On Fri, Aug 22, 2025 at 12:17:06PM +0300, Parav Pandit wrote:
This reverts commit 43bb40c5b926 ("virtio_pci: Support surprise removal of virtio pci device").
Virtio drivers and PCI devices have never fully supported true surprise (aka hot unplug) removal. Drivers historically continued processing and waiting for pending I/O and even continued synchronous device reset during surprise removal. Devices have also continued completing I/Os, doing DMA and allowing device reset after surprise removal to support such drivers.
Supporting it correctly would require a new device capability
If a device is removed, it is removed. Windows drivers supported this since forever and it's just a Linux bug that it does not handle all the cases. This is not something you can handle with a capability.
and driver negotiation in the virtio specification to safely stop I/O and free queue memory. Failure to do so either breaks all the existing drivers with call trace listed in the commit or crashes the host on continuing the DMA.
If the device is gone, then DMA does not continue.
IIUC what is going on for you, is that you have developed a surprise removal emulation that pretends to remove the device but actually the device is doing DMA. So of course things break then.
Hence, until such specification and devices are invented, restore the previous behavior of treating surprise removal as graceful removal to avoid regressions and maintain system stability same as before the commit 43bb40c5b926 ("virtio_pci: Support surprise removal of virtio pci device").
As explained above, previous analysis of solving this only in driver was incomplete and non-reliable at [1] and at [2]; Hence reverting commit 43bb40c5b926 ("virtio_pci: Support surprise removal of virtio pci device") is still the best stand to restore failures of virtio net and block devices.
[1] https://lore.kernel.org/virtualization/CY8PR12MB719506CC5613EB100BC6C638DCBD...
I can only repeat what I said then, this is not how we do kernel development.
[2] https://lore.kernel.org/virtualization/20250602024358.57114-1-parav@nvidia.c...
What was missing here, is handling corner cases.
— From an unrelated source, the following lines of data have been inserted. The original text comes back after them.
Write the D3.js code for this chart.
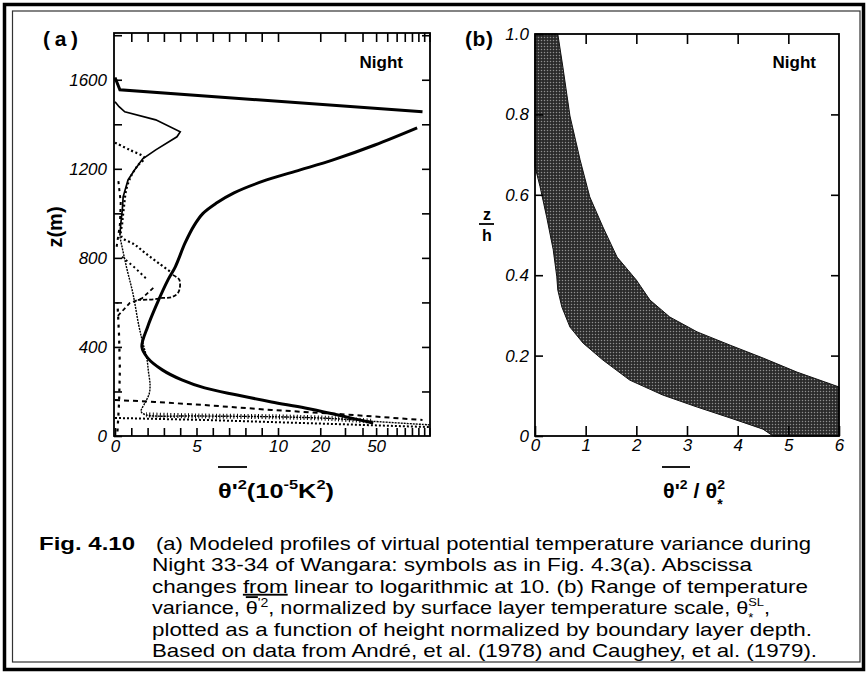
<!DOCTYPE html>
<html>
<head>
<meta charset="utf-8">
<script src="https://cdn.jsdelivr.net/npm/d3@7"></script>
<style>
  body { margin: 0; background: #fff; }
  svg { display: block; font-family: "Liberation Sans", Arial, sans-serif; }
</style>
</head>
<body>
<div id="chart"></div>
<script>
// ---- panel (a): profiles, [variance (1e-5 K^2), z (m)] ----
const thickProfile = [[47.7,58],[26.8,94],[15.6,126],[9.6,153],[7.5,184],[5.5,216],[4.1,252],[2.9,297],
  [2.0,351],[1.65,400],[2.0,490],[2.6,598],[3.25,701],[3.7,760],[4.3,867],[4.85,945],[5.4,1000],
  [6.2,1045],[7.3,1092],[9.3,1150],[14.4,1195],[24.7,1240],[49,1307],[98,1384]];
const inversionTop = [[0,1610],[0.3,1555],[107,1456]];
const thinPeak = [[0,1501],[0.25,1479],[0.6,1456],[2.5,1420],[4.0,1366],[3.8,1344],[2.5,1285],
  [1.7,1245],[1.2,1195],[0.8,1150],[0.5,1074],[0.45,1016],[0.35,950],[0.3,900]];
const coarseDots = [[0,1317],[0.9,1285],[1.8,1249],[1.4,1215],[1.0,1170],[0.7,1110],[0.55,1030],
  [0.45,960],[0.4,895],[1.2,860],[1.85,822],[2.7,775],[3.5,732]];
const dashLoop = [[3.55,723],[3.95,701],[3.9,647],[3.5,624],[2.9,620],[2.4,614],[1.4,611]];
const innerDots = [[0.43,805],[1.23,755],[2.0,701]];
const shortDash = [[2.35,665],[1.65,618],[0.9,597],[0.12,535]];
const thinLower = [[0.3,895],[0.7,760],[1.1,640],[1.45,500],[1.7,420],[1.95,350],[2.05,290],
  [2.15,230],[2.1,190],[1.85,150],[1.6,110],[1.9,95],[5,90],[10,86],[25,78],[47,66],[121,50]];
const hatchBottom = [[1.9,95],[5,90],[10,86],[25,78],[47,66]];
const dashedBottom = [[0,162],[2.45,153],[5.5,139],[9.6,117],[26.8,99],[107,72]];
const dottedBottom = [[0,81],[5.5,72],[15.6,58],[121,40]];
const leftHatch = [[0.15,20],[0.25,150],[0.3,300],[0.25,450],[0.15,600]];
const leftHatchUpper = [[0.1,850],[0.3,950],[0.35,1050],[0.2,1150]];

const xTicksLinA = [1,2,3,4,5,6,7,8,9,10];
const xTicksLogA = [20,30,40,50,60,70,80,90,100,110,120];
const xLabelsA = [0,5,10,20,50];
const yTicksA = [200,400,600,800,1000,1200,1400,1600,1800];
const yLabelsA = [0,400,800,1200,1600];

// ---- panel (b): band of normalized variance, [theta'^2/theta*^2, z/h] ----
const bandOuter = [[0.45,1.0],[0.55,0.918],[0.69,0.796],[0.89,0.687],[1.08,0.595],[1.34,0.52],
  [1.62,0.445],[2.0,0.388],[2.27,0.338],[2.66,0.296],[3.2,0.259],[3.85,0.226],[4.5,0.194],
  [5.17,0.159],[6,0.122],[6,0]];
const bandInner = [[0,1.0],[0,0.67],[0.1,0.62],[0.23,0.545],[0.36,0.463],[0.43,0.396],[0.45,0.363],
  [0.53,0.321],[0.69,0.271],[0.95,0.231],[1.34,0.189],[1.87,0.139],[2.52,0.102],[3.2,0.072],
  [3.85,0.045],[4.5,0.017],[4.7,0]];
const xTicksB = [0,1,2,3,4,5,6];
const yTicksB = [0,0.2,0.4,0.6,0.8,1.0];

const captionLines = [
  "(a) Modeled profiles of virtual potential temperature variance during",
  "Night 33-34 of Wangara:  symbols as in Fig. 4.3(a). Abscissa",
  "changes |from| linear to logarithmic at 10.  (b) Range of temperature",
  null,
  "plotted as a function of height normalized by boundary layer depth.",
  "Based on data from André, et al. (1978) and Caughey, et al. (1979)."
];
const captionEnds = [811, 752, 808, 770, 812, 817];

const W = 866, H = 676;
const svg = d3.select("#chart").append("svg").attr("width", W).attr("height", H);

// frame
svg.append("rect").attr("x", 4.5).attr("y", 4.5).attr("width", 859).attr("height", 665)
  .attr("fill", "none").attr("stroke", "#000").attr("stroke-width", 3.5);
svg.append("rect").attr("x", 12.5).attr("y", 11).attr("width", 847.5).attr("height", 651)
  .attr("fill", "none").attr("stroke", "#333").attr("stroke-width", 1.2);

// ---------- panel (a) ----------
const xLin = d3.scaleLinear().domain([0, 10]).range([115, 278]);
const xLog = d3.scaleLog().domain([10, 121]).range([278, 430]);
const xA = v => v <= 10 ? xLin(v) : xLog(v);
const yA = d3.scaleLinear().domain([0, 1810]).range([436, 33]);

function styleAxis(g) {
  g.select(".domain").remove();
  g.attr("font-family", null).attr("font-size", 17);
  g.selectAll("line").attr("stroke", "#000").attr("stroke-width", 1.6);
  g.selectAll("text").attr("font-style", "italic").attr("fill", "#000");
}

const pa = svg.append("g");
pa.append("g").attr("transform", "translate(0,436)")
  .call(d3.axisBottom(xLin).tickValues([0, ...xTicksLinA]).tickSize(-8).tickPadding(4)
    .tickFormat(d => xLabelsA.includes(d) ? d : ""))
  .call(styleAxis);
pa.append("g").attr("transform", "translate(0,436)")
  .call(d3.axisBottom(xLog).tickValues(xTicksLogA).tickSize(-8).tickPadding(4)
    .tickFormat(d => xLabelsA.includes(d) ? d : ""))
  .call(styleAxis);
pa.append("g").attr("transform", "translate(0,33)")
  .call(d3.axisTop(xLin).tickValues(xTicksLinA).tickSize(-9).tickFormat(""))
  .call(styleAxis);
pa.append("g").attr("transform", "translate(0,33)")
  .call(d3.axisTop(xLog).tickValues(xTicksLogA).tickSize(-9).tickFormat(""))
  .call(styleAxis);
pa.append("g").attr("transform", "translate(114,0)")
  .call(d3.axisLeft(yA).tickValues([0, ...yTicksA]).tickSize(-8).tickPadding(7)
    .tickFormat(d => yLabelsA.includes(d) ? d : ""))
  .call(styleAxis);
pa.append("g").attr("transform", "translate(430,0)")
  .call(d3.axisRight(yA).tickValues(yTicksA).tickSize(-8).tickFormat(""))
  .call(styleAxis);
pa.append("rect").attr("x", 114).attr("y", 33).attr("width", 316).attr("height", 403)
  .attr("fill", "none").attr("stroke", "#000").attr("stroke-width", 1.8);

const lineA = d3.line().x(d => xA(d[0])).y(d => yA(d[1]));
const smoothA = d3.line().x(d => xA(d[0])).y(d => yA(d[1])).curve(d3.curveCatmullRom.alpha(0.5));

const series = [
  { data: leftHatch, gen: lineA, w: 2.2, dash: "3,5" },
  { data: leftHatchUpper, gen: lineA, w: 2, dash: "3,4" },
  { data: dottedBottom, gen: lineA, w: 2, dash: "2,2" },
  { data: dashedBottom, gen: lineA, w: 2, dash: "5,4" },
  { data: hatchBottom, gen: smoothA, w: 5, dash: "1,2.5" },
  { data: thinLower, gen: smoothA, w: 1.4, dash: "2,1" },
  { data: shortDash, gen: lineA, w: 1.8, dash: "4,3" },
  { data: innerDots, gen: lineA, w: 2, dash: "2,3" },
  { data: dashLoop, gen: smoothA, w: 1.8, dash: "4,2" },
  { data: coarseDots, gen: smoothA, w: 2.2, dash: "2,2.5" },
  { data: thinPeak, gen: lineA, w: 1.7, dash: null },
  { data: inversionTop, gen: lineA, w: 3, dash: null },
  { data: thickProfile, gen: smoothA, w: 3, dash: null }
];
pa.selectAll("path.series").data(series).join("path")
  .attr("class", "series")
  .attr("d", d => d.gen(d.data))
  .attr("fill", "none").attr("stroke", "#000")
  .attr("stroke-width", d => d.w)
  .attr("stroke-dasharray", d => d.dash);

pa.append("text").attr("x", 43).attr("y", 46).attr("font-size", 21).attr("font-weight", "bold")
  .attr("textLength", 35).attr("lengthAdjust", "spacing").text("(a)");
pa.append("text").attr("x", 403).attr("y", 68).attr("font-size", 17).attr("font-weight", "bold")
  .attr("text-anchor", "end").text("Night");
pa.append("text").attr("transform", "translate(62,227) rotate(-90)").attr("text-anchor", "middle")
  .attr("font-size", 20).attr("font-weight", "bold").text("z(m)");

const tA = pa.append("text").attr("x", 218).attr("y", 498).attr("font-size", 20).attr("font-weight", "bold")
  .attr("textLength", 116).attr("lengthAdjust", "spacingAndGlyphs");
tA.append("tspan").text("θ'");
tA.append("tspan").attr("dy", -9).attr("font-size", 13).text("2");
tA.append("tspan").attr("dy", 9).text("(10");
tA.append("tspan").attr("dy", -9).attr("font-size", 13).text("-5");
tA.append("tspan").attr("dy", 9).text("K");
tA.append("tspan").attr("dy", -9).attr("font-size", 13).text("2");
tA.append("tspan").attr("dy", 9).text(")");
pa.append("line").attr("x1", 218).attr("x2", 247).attr("y1", 467).attr("y2", 467)
  .attr("stroke", "#000").attr("stroke-width", 1.8);

// ---------- panel (b) ----------
const xB = d3.scaleLinear().domain([0, 6]).range([535, 839]);
const yB = d3.scaleLinear().domain([0, 1]).range([436, 34]);

const defs = svg.append("defs");
const pat = defs.append("pattern").attr("id", "stipple").attr("patternUnits", "userSpaceOnUse")
  .attr("width", 3).attr("height", 3);
pat.append("rect").attr("width", 3).attr("height", 3).attr("fill", "#2a2a2a");
pat.append("circle").attr("cx", 1.5).attr("cy", 1.5).attr("r", 0.75).attr("fill", "#8f8f8f");

const pb = svg.append("g");
const bandLine = d3.line().x(d => xB(d[0])).y(d => yB(d[1]));
pb.append("path").attr("d", bandLine(bandOuter.concat(bandInner.slice().reverse())) + "Z")
  .attr("fill", "url(#stipple)").attr("stroke", "#111").attr("stroke-width", 1);

pb.append("g").attr("transform", "translate(0,436)")
  .call(d3.axisBottom(xB).tickValues(xTicksB).tickSize(-10).tickPadding(3).tickFormat(d3.format("d")))
  .call(styleAxis);
pb.append("g").attr("transform", "translate(0,34)")
  .call(d3.axisTop(xB).tickValues(xTicksB.slice(1, -1)).tickSize(-10).tickFormat(""))
  .call(styleAxis);
pb.append("g").attr("transform", "translate(535,0)")
  .call(d3.axisLeft(yB).tickValues(yTicksB).tickSize(-8).tickPadding(6)
    .tickFormat(d => d === 0 ? "0" : d.toFixed(1)))
  .call(styleAxis);
pb.append("g").attr("transform", "translate(839,0)")
  .call(d3.axisRight(yB).tickValues(yTicksB.slice(1, -1)).tickSize(-8).tickFormat(""))
  .call(styleAxis);
pb.append("rect").attr("x", 535).attr("y", 34).attr("width", 304).attr("height", 402)
  .attr("fill", "none").attr("stroke", "#000").attr("stroke-width", 1.8);

pb.append("text").attr("x", 465).attr("y", 46).attr("font-size", 21).attr("font-weight", "bold")
  .attr("textLength", 28).attr("lengthAdjust", "spacing").text("(b)");
pb.append("text").attr("x", 816).attr("y", 68).attr("font-size", 17).attr("font-weight", "bold")
  .attr("text-anchor", "end").text("Night");
pb.append("text").attr("x", 487).attr("y", 220).attr("font-size", 16).attr("font-weight", "bold")
  .attr("text-anchor", "middle").text("z");
pb.append("line").attr("x1", 479).attr("x2", 494).attr("y1", 224).attr("y2", 224)
  .attr("stroke", "#000").attr("stroke-width", 1.8);
pb.append("text").attr("x", 487).attr("y", 241).attr("font-size", 16).attr("font-weight", "bold")
  .attr("text-anchor", "middle").text("h");

const tB = pb.append("text").attr("x", 663).attr("y", 498).attr("font-size", 20).attr("font-weight", "bold")
  .attr("textLength", 62).attr("lengthAdjust", "spacingAndGlyphs");
tB.append("tspan").text("θ'");
tB.append("tspan").attr("dy", -9).attr("font-size", 13).text("2");
tB.append("tspan").attr("dy", 9).text(" / θ");
const tB2 = tB.append("tspan").attr("dy", -9).attr("font-size", 13).text("2");
pb.append("line").attr("x1", 662).attr("x2", 690).attr("y1", 467).attr("y2", 467)
  .attr("stroke", "#000").attr("stroke-width", 1.8);
const starX = tB2.node().getStartPositionOfChar(0).x;
pb.append("text").attr("x", starX).attr("y", 509).attr("font-size", 14).attr("font-weight", "bold").text("*");

// ---------- caption ----------
const cap = svg.append("g").attr("font-size", 18.5).attr("fill", "#000");
cap.append("text").attr("x", 39).attr("y", 550).attr("font-weight", "bold")
  .attr("textLength", 96).attr("lengthAdjust", "spacingAndGlyphs").text("Fig.  4.10");
const lineY = i => 550 + i * 21.4;
captionLines.forEach((s, i) => {
  const x0 = i === 0 ? 156 : 152;
  const t = cap.append("text").attr("x", x0).attr("y", lineY(i))
    .attr("textLength", captionEnds[i] - x0).attr("lengthAdjust", "spacingAndGlyphs");
  if (s === null) {
    t.append("tspan").text("variance, ");
    t.append("tspan").attr("text-decoration", "overline").text("θ");
    t.append("tspan").attr("dy", -7).attr("font-size", 12).text("'2");
    t.append("tspan").attr("dy", 7).text(", normalized by surface layer temperature scale, θ");
    const sl = t.append("tspan").attr("dy", -8).attr("font-size", 11).text("SL");
    t.append("tspan").attr("dy", 8).text(",");
    const p = sl.node().getStartPositionOfChar(0).x;
    cap.append("text").attr("x", p).attr("y", lineY(i) + 8).attr("font-size", 13).text("*");
    return;
  }
  s.split("|").forEach((part, k) => {
    const ts = t.append("tspan").text(part);
    if (k === 1) ts.attr("text-decoration", "underline");
  });
});
</script>
</body>
</html>
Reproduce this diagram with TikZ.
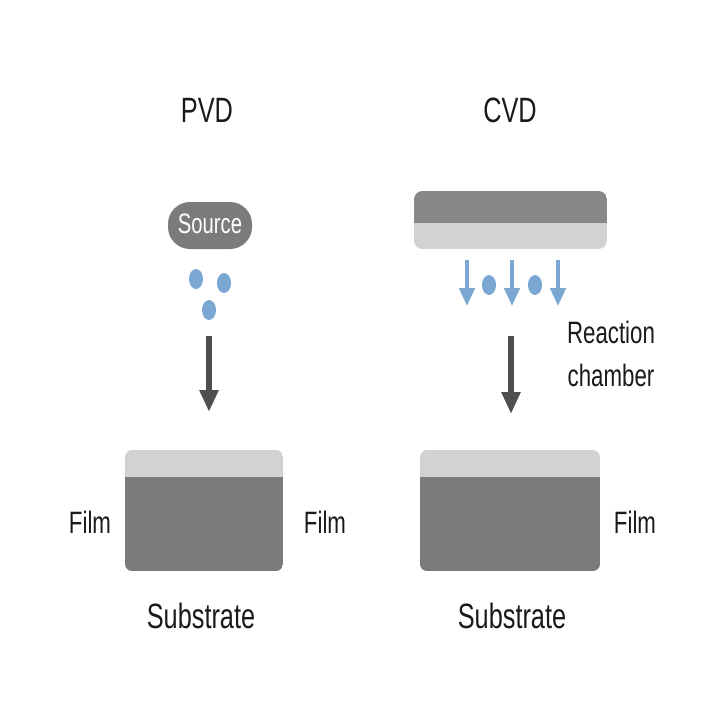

So let us please try to handle them.
Here is how I would try to do it:
- add a new driver callback - start a periodic timer task in virtio core on remove - in the timer, probe that the device is still present. if not, invoke a driver callback - cancel the task on device reset
If you do not have the time, let me know and I will try to look into it.
Fixes: 43bb40c5b926 ("virtio_pci: Support surprise removal of virtio pci device") Cc: stable@vger.kernel.org Reported-by: lirongqing@baidu.com Closes: https://lore.kernel.org/virtualization/c45dd68698cd47238c55fb73ca9b4741@baid... Signed-off-by: Parav Pandit parav@nvidia.com
drivers/virtio/virtio_pci_common.c | 7 ------- 1 file changed, 7 deletions(-)
diff --git a/drivers/virtio/virtio_pci_common.c b/drivers/virtio/virtio_pci_common.c index d6d79af44569..dba5eb2eaff9 100644 --- a/drivers/virtio/virtio_pci_common.c +++ b/drivers/virtio/virtio_pci_common.c @@ -747,13 +747,6 @@ static void virtio_pci_remove(struct pci_dev *pci_dev) struct virtio_pci_device *vp_dev = pci_get_drvdata(pci_dev); struct device *dev = get_device(&vp_dev->vdev.dev);
- /*
* Device is marked broken on surprise removal so that virtio upper
* layers can abort any ongoing operation.
*/
- if (!pci_device_is_present(pci_dev))
virtio_break_device(&vp_dev->vdev);
- pci_disable_sriov(pci_dev);
unregister_virtio_device(&vp_dev->vdev); -- 2.26.2